If you are renting out your property, make sure
that you have a proper contract in place. Basically three rental agreements
exist.
Fixed Term
Lease Agreement
This kind of lease agreement doesn't last more than
2 years. If the tenant signs a 2-year lease agreement, they have a legal
responsibility to pay rent for 2 years. It doesn't matter whether they live in
the house or not. However, if you are terminating the agreement and asking the
tenant to leave, the tenant does not have to continue paying the rent. In this
case, the tenant has the right to refuse to vacate the property before the term
of the lease agreement ends.
Periodic
Lease
This is typically a monthly or a weekly contract.

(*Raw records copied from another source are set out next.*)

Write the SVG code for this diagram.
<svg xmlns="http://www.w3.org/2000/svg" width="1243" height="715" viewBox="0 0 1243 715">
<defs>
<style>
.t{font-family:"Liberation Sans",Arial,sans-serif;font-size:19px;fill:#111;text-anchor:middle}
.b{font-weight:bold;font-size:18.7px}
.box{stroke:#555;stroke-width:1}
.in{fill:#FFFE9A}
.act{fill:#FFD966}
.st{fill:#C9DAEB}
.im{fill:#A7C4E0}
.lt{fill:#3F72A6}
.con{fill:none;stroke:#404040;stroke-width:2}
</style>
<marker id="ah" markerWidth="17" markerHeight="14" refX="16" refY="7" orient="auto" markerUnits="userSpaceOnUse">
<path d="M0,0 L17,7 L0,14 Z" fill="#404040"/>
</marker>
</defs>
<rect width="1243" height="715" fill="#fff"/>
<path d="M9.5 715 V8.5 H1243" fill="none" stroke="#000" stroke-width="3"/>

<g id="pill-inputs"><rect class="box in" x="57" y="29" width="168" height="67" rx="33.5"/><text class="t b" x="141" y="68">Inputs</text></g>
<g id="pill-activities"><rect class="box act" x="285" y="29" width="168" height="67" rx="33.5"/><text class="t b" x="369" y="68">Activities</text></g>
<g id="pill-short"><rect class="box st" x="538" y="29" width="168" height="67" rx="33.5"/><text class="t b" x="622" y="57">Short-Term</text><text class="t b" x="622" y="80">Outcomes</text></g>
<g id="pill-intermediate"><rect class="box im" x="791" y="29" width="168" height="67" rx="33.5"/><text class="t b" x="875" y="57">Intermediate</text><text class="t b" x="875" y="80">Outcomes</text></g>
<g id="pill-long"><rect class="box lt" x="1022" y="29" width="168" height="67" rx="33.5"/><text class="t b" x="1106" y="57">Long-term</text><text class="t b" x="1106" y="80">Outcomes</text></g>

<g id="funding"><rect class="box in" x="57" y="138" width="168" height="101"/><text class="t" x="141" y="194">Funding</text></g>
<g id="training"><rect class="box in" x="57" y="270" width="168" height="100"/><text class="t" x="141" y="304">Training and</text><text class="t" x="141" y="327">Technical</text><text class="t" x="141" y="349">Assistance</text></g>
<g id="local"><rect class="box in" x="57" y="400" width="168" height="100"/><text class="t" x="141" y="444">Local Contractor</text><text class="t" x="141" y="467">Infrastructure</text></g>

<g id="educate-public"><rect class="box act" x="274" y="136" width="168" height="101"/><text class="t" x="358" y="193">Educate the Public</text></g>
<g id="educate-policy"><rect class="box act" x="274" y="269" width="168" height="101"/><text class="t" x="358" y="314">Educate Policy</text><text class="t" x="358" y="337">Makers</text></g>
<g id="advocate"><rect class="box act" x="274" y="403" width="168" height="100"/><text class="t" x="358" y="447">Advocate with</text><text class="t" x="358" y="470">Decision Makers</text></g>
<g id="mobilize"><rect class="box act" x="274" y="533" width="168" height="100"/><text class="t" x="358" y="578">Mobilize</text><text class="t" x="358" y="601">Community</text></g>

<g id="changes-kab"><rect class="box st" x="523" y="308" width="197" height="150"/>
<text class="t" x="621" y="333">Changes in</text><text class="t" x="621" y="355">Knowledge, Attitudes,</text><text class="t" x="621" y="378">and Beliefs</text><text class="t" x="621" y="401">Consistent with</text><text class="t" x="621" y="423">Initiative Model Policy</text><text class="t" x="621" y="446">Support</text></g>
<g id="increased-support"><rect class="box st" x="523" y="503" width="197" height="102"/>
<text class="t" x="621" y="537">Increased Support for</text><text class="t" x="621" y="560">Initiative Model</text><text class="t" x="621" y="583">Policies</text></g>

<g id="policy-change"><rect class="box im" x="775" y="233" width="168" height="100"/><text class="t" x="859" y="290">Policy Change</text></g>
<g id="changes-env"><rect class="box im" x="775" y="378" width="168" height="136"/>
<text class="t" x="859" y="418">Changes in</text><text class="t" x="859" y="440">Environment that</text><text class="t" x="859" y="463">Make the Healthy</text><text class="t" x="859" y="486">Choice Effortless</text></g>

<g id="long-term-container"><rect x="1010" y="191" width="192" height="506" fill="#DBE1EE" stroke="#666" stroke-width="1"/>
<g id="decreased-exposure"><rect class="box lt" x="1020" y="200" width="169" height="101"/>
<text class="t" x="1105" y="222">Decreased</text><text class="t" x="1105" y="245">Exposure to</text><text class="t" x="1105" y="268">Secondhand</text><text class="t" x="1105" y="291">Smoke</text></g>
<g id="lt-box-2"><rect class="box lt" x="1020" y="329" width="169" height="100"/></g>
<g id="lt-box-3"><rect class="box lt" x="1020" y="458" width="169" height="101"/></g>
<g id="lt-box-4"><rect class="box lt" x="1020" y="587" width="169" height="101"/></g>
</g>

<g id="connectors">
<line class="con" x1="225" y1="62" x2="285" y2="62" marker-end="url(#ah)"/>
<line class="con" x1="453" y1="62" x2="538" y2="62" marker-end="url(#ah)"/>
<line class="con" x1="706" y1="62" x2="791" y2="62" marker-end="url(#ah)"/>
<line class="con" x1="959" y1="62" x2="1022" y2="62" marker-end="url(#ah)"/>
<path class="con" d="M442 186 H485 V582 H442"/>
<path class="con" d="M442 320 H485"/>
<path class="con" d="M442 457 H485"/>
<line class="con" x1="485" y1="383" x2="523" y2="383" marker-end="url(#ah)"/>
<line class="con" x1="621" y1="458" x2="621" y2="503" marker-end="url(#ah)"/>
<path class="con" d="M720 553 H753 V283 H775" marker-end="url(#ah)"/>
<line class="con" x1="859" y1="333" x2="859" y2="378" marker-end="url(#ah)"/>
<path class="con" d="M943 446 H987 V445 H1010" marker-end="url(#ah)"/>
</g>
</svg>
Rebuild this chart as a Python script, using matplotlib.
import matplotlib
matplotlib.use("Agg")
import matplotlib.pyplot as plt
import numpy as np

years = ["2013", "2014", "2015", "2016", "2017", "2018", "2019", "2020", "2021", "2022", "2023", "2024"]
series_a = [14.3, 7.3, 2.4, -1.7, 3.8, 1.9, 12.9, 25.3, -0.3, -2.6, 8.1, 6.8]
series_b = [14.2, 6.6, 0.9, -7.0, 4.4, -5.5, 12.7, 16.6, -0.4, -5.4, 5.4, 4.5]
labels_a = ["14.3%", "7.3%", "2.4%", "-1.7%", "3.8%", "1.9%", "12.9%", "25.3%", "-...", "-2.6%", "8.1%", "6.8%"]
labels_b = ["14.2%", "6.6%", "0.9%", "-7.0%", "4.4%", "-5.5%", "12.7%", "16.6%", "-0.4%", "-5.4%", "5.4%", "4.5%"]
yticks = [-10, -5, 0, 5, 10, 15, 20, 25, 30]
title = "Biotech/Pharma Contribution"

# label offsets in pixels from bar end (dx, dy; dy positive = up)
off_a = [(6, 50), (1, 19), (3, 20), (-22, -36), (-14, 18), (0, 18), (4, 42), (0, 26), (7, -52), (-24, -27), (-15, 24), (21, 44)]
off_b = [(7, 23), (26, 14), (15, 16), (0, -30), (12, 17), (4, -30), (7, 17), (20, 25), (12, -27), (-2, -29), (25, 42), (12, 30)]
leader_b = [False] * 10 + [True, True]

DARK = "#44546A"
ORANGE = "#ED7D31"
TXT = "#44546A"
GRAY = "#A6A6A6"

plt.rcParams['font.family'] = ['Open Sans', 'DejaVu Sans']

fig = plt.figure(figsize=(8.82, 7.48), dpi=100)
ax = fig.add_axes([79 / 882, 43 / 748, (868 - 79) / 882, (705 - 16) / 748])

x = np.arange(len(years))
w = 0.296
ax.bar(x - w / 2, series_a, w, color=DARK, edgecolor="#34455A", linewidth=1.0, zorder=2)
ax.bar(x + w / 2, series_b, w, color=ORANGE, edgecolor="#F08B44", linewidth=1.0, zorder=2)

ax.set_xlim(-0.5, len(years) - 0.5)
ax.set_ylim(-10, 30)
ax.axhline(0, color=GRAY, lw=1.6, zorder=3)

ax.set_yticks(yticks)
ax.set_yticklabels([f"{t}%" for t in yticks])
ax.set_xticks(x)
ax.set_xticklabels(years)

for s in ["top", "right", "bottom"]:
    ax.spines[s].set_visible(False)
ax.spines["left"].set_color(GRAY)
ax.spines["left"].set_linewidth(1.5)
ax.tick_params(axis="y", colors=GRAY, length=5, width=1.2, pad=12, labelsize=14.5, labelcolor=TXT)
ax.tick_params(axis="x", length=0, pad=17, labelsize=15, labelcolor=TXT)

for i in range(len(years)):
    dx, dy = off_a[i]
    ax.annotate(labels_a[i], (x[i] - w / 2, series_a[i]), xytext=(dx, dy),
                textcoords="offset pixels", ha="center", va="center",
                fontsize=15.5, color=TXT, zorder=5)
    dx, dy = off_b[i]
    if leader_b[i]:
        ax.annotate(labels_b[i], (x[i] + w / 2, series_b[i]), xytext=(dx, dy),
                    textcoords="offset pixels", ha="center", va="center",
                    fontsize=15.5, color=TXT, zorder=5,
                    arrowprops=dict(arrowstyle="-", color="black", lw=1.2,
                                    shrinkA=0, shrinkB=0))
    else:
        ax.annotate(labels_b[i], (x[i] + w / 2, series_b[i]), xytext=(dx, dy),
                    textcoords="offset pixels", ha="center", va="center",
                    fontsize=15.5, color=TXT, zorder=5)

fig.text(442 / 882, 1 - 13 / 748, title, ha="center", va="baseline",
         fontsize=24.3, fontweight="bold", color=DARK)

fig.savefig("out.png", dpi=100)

You have no obligation to renew the contract at the end of the month and hence
this kind of agreement is ideal for investors who want to flip the property
whenever they get a good offer.
Tenant
At-Will Lease
Since this rental agreement doesn't include any
contracts, the tenants can leave anytime they want. You can also evict them
without notice. This method isn't recommended because it is possible for the
tenant to leave without paying the rent.
Lease
Purchase Agreement
When you sign a lease purchase agreement with the
tenant, the tenant has an obligation to buy the property after paying the rent
for a specified period of time. If the tenant refuses to buy the property, you
can drag them in court.
This agreement is quite popular with investors
because it eliminates the need to relist the property or find another tenant at
the end of the term.
Lease Option
The lease option is more flexible than the lease
purchase agreement. In this case, the tenant doesn't have to buy the house at
the end of their lease period. However, they need to pay what is called an
'option consideration' fee.
For a home valued at $100,000, the 'option
consideration' fee can be around $10,000. The tenant needs to pay this amount
upfront. If they plan to buy the home when their lease period ends, you will
have to return this money. However, if they don't decide to purchase, you can
keep this amount.
Subletting
In this method, you don't buy the property. You
rent it from the owner and then sublet it to the tenant. When you sublet, you
can charge a higher rent and make a profit.